Due to the now disproven belief that a single particle of nuclear radiation could lead to cancer, called the Linear-No-Threshold or LNT theory, a much greater number of cancers were expected to appear among the population whose exposure was minimal. Typically this amount was equivalent to a lifetime of background radiation exposure experienced in but a few seconds. Researchers expected that excess cases of leukemia would be seen in 3 to 10 years and other cancers in 20 or even 30 years.

After 40 years of intense study and data collection from this large Japanese population exposed to minimal radiation those things did not happen. In fact, reported in the 1993 book by Dr. Sohei Kondo entitled “Health Effects of Low-Level Radiation”, these bomb survivors were outliving their unexposed peers by significant rates.

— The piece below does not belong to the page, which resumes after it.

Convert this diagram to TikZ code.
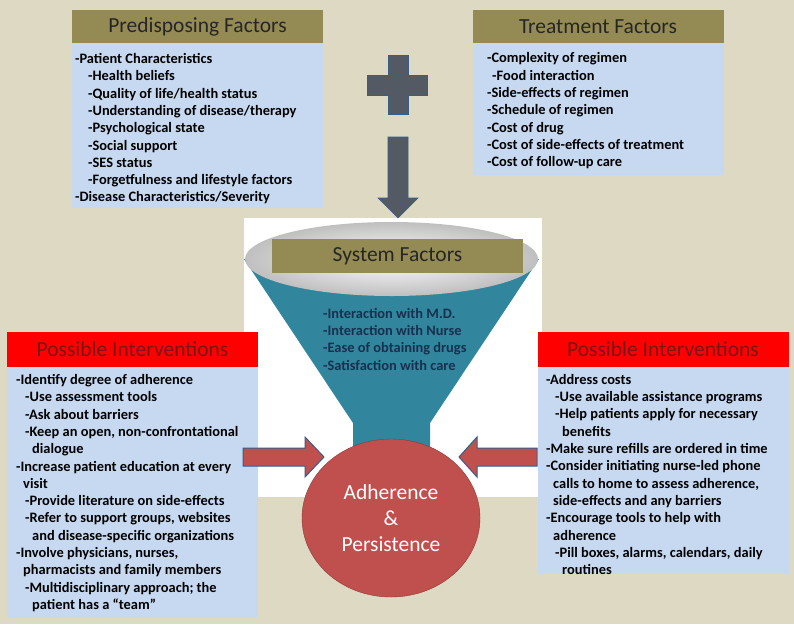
\documentclass[tikz,border=0pt]{standalone}
\usepackage{fontspec}
\setmainfont{Carlito}
\usetikzlibrary{shapes.geometric}
\definecolor{bgtan}{HTML}{DDD9C3}
\definecolor{hdolive}{HTML}{948A54}
\definecolor{boxblue}{HTML}{C6D9F1}
\definecolor{funnelteal}{HTML}{31859C}
\definecolor{adhred}{HTML}{C0504D}
\definecolor{adhline}{HTML}{8C3A38}
\definecolor{arrline}{HTML}{385D8A}
\definecolor{plusgray}{HTML}{535A63}
\definecolor{hdred}{HTML}{FF0000}
\definecolor{hdredtxt}{HTML}{7A1515}
\definecolor{funtxt}{HTML}{17304F}
\tikzset{
    HD/.style ={rectangle, minimum width=251pt, minimum height=33pt, inner sep=0, fill=hdolive, text=black!85, font=\fontsize{21.5}{26}\selectfont},
    HR/.style ={rectangle, minimum width=251pt, minimum height=35pt, inner sep=0, fill=hdred, text=hdredtxt, font=\fontsize{21.5}{26}\selectfont},
    BX/.style ={rectangle, minimum width=251pt, inner sep=0, fill=boxblue},
    TX/.style ={anchor=north west, inner sep=0, align=left, font=\fontsize{14.4}{17.3}\selectfont\bfseries},
    AR/.style ={fill=adhred, draw=arrline, line width=1pt},
    PL/.style ={fill=plusgray, draw=arrline, line width=0.6pt}}

\begin{document}
\begin{tikzpicture}[x=1pt,y=-1pt]
        \fill[bgtan] (0,0) rectangle (794,624);
        \useasboundingbox (0,0) rectangle (794,624);
        % funnel
        \fill[white] (244,218) rectangle (542,497);
        \fill[funnelteal] (244,259) -- (539,259) -- (430,423) -- (430,470) -- (353,470) -- (353,423) -- cycle;
        \shade[inner color=white, outer color=gray!50] (391.5,259) ellipse [x radius=146.5, y radius=37];
        \node[HD, minimum height=34pt] (1) at (397.5,256) {System Factors};
        \node[TX, text=funtxt] (2) at (323,306) {\strut-Interaction with M.D.\\-Interaction with Nurse\\-Ease of obtaining drugs\\-Satisfaction with care};
        \node[ellipse, minimum width=178pt, minimum height=158pt, inner sep=0, fill=adhred, draw=adhline, text=white, align=center, font=\fontsize{21.5}{26}\selectfont] (3) at (391,518) {Adherence\\\&\\Persistence};
        % top boxes
        \node[HD] (4) at (197.5,26.5) {Predisposing Factors};
        \node[BX, minimum height=165pt] (5) at (197.5,125.5) {};
        \node[TX] (6) at (75,51.2) {\strut-Patient Characteristics\\
            \hspace*{13pt}-Health beliefs\\
            \hspace*{13pt}-Quality of life/health status\\
            \hspace*{13pt}-Understanding of disease/therapy\\
            \hspace*{13pt}-Psychological state\\
            \hspace*{13pt}-Social support\\
            \hspace*{13pt}-SES status\\
            \hspace*{13pt}-Forgetfulness and lifestyle factors\\
            -Disease Characteristics/Severity};
        \node[HD] (7) at (598,26.5) {Treatment Factors};
        \node[BX, minimum height=132pt] (8) at (598,109) {};
        \node[TX] (9) at (487,50.6) {\strut-Complexity of regimen\\
            \hspace*{5pt}-Food interaction\\
            -Side-effects of regimen\\
            -Schedule of regimen\\
            -Cost of drug\\
            -Cost of side-effects of treatment\\
            -Cost of follow-up care};
        % plus and down arrow
        \filldraw[PL] (388,55) -- (408,55) -- (408,75) -- (427,75) -- (427,95) -- (408,95) -- (408,114) -- (388,114) -- (388,95) -- (367,95) -- (367,75) -- (388,75) -- cycle;
        \filldraw[PL] (388,137) -- (408,137) -- (408,198) -- (418,198) -- (398,218) -- (378,198) -- (388,198) -- cycle;
        % interventions
        \node[HR] (10) at (132.5,349.5) {Possible Interventions};
        \node[BX, minimum height=251pt] (11) at (132.5,492.5) {};
        \node[TX] (12) at (16,372.2) {\strut-Identify degree of adherence\\
            \hspace*{9pt}-Use assessment tools\\
            \hspace*{9pt}-Ask about barriers\\
            \hspace*{9pt}-Keep an open, non-confrontational\\
            \hspace*{16pt}dialogue\\
            -Increase patient education at every\\
            \hspace*{7pt}visit\\
            \hspace*{9pt}-Provide literature on side-effects\\
            \hspace*{9pt}-Refer to support groups, websites\\
            \hspace*{16pt}and disease-specific organizations\\
            -Involve physicians, nurses,\\
            \hspace*{7pt}pharmacists and family members\\
            \hspace*{9pt}-Multidisciplinary approach; the\\
            \hspace*{16pt}patient has a “team”};
        \node[HR] (13) at (663,349.5) {Possible Interventions};
        \node[BX, minimum height=207pt] (14) at (663,470.5) {};
        \node[TX] (15) at (546,372) {\strut-Address costs\\
            \hspace*{9pt}-Use available assistance programs\\
            \hspace*{9pt}-Help patients apply for necessary\\
            \hspace*{16pt}benefits\\
            -Make sure refills are ordered in time\\
            -Consider initiating nurse-led phone\\
            \hspace*{7pt}calls to home to assess adherence,\\
            \hspace*{7pt}side-effects and any barriers\\
            -Encourage tools to help with\\
            \hspace*{7pt}adherence\\
            \hspace*{9pt}-Pill boxes, alarms, calendars, daily\\
            \hspace*{16pt}routines};
        % arrows into the circle
        \filldraw[AR] (243,448) -- (305,448) -- (305,437) -- (324,457) -- (305,477) -- (305,466) -- (243,466) -- cycle;
        \filldraw[AR] (537,448) -- (477,448) -- (477,437) -- (459,457) -- (477,477) -- (477,466) -- (537,466) -- cycle;
    \end{tikzpicture}
\end{document}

Surprisingly with countless additional studies of the benefits of low level radiation in medicine the LNT theory has not yet been placed in the dust bin of history.

What we learned about radiation, we learned from real data analysis. Today we try and do too much with mathematic models we believe MAY simulate reality. In virtually all cases the math equations are filled with dozens of SWAGs, which stands for Scientific Wild Ass Guesses. The absurd predictions launched from climate models are the simplest case in point. In 30 years of billions of dollars of government funding, not a single prediction of the Earth’s temperature has been close to being correct. You might think no harm no foul, but there has been harm in the expenditure of moneys all over the world that could have benefited the poor and public health.

Now the entire economy of the United States has been risked on mathematical models of the expansion of the corona virus Covid-19. When the models say each case could lead to 1.2 to 5.4 new cases (called the R factor, the media only broadcasts the worst cases for infections and the worst case of potential mortality at a great cost to our nation.

I am an optimist, we will win the war against the virus through effective treatments and eventual vaccines and the economy will recover in a few years, and in fact be stronger.

Vernon Smith, Nobel Laureate in Economics writing in the April 6 edition of the Wall Street Journal explains that we will see the survival of the fittest businesses and the expansion of new ideas the quarantine has produced and that the travel and hotel industry which is not in a long term decline will bounce back quickly.

It is likely that in the next pandemic type health emergency we will learn from the media driven political opportunism that has lead to unwise decisions using very poor mathematical models. Perhaps they will no longer be guided by a last ditch effort to pin this on a President in hopes of finally ridding him from the government previously run by an entrenched establishment.

Let me end by explaining that we build airplanes based on mathematical models entered into computer simulations of as many as 3000 parts that must work together seamlessly. We run thousand of Computer Aided Design (CAD) simulations that result in Computer Aided Manufacturing (CAM) to keep our airplanes aloft or we would not get on them with a chance of failure as small as one percent. It appears Boeing suffered from just such an error. We are all suffering today from errors in mathematical models. Yet looking at the positive side our nation has shown it is made up of the very best folks working in the trenches of medicine to care for the infected throughout our nation, putting their lives at risk as we have done in all past wars. We will survive and be better for it.

Note: The author thanks Ed Hiserodt for his assistance in reporting on the radiation impacts of the atomic bombs of World War II in his book, “UNDEREXPOSED”.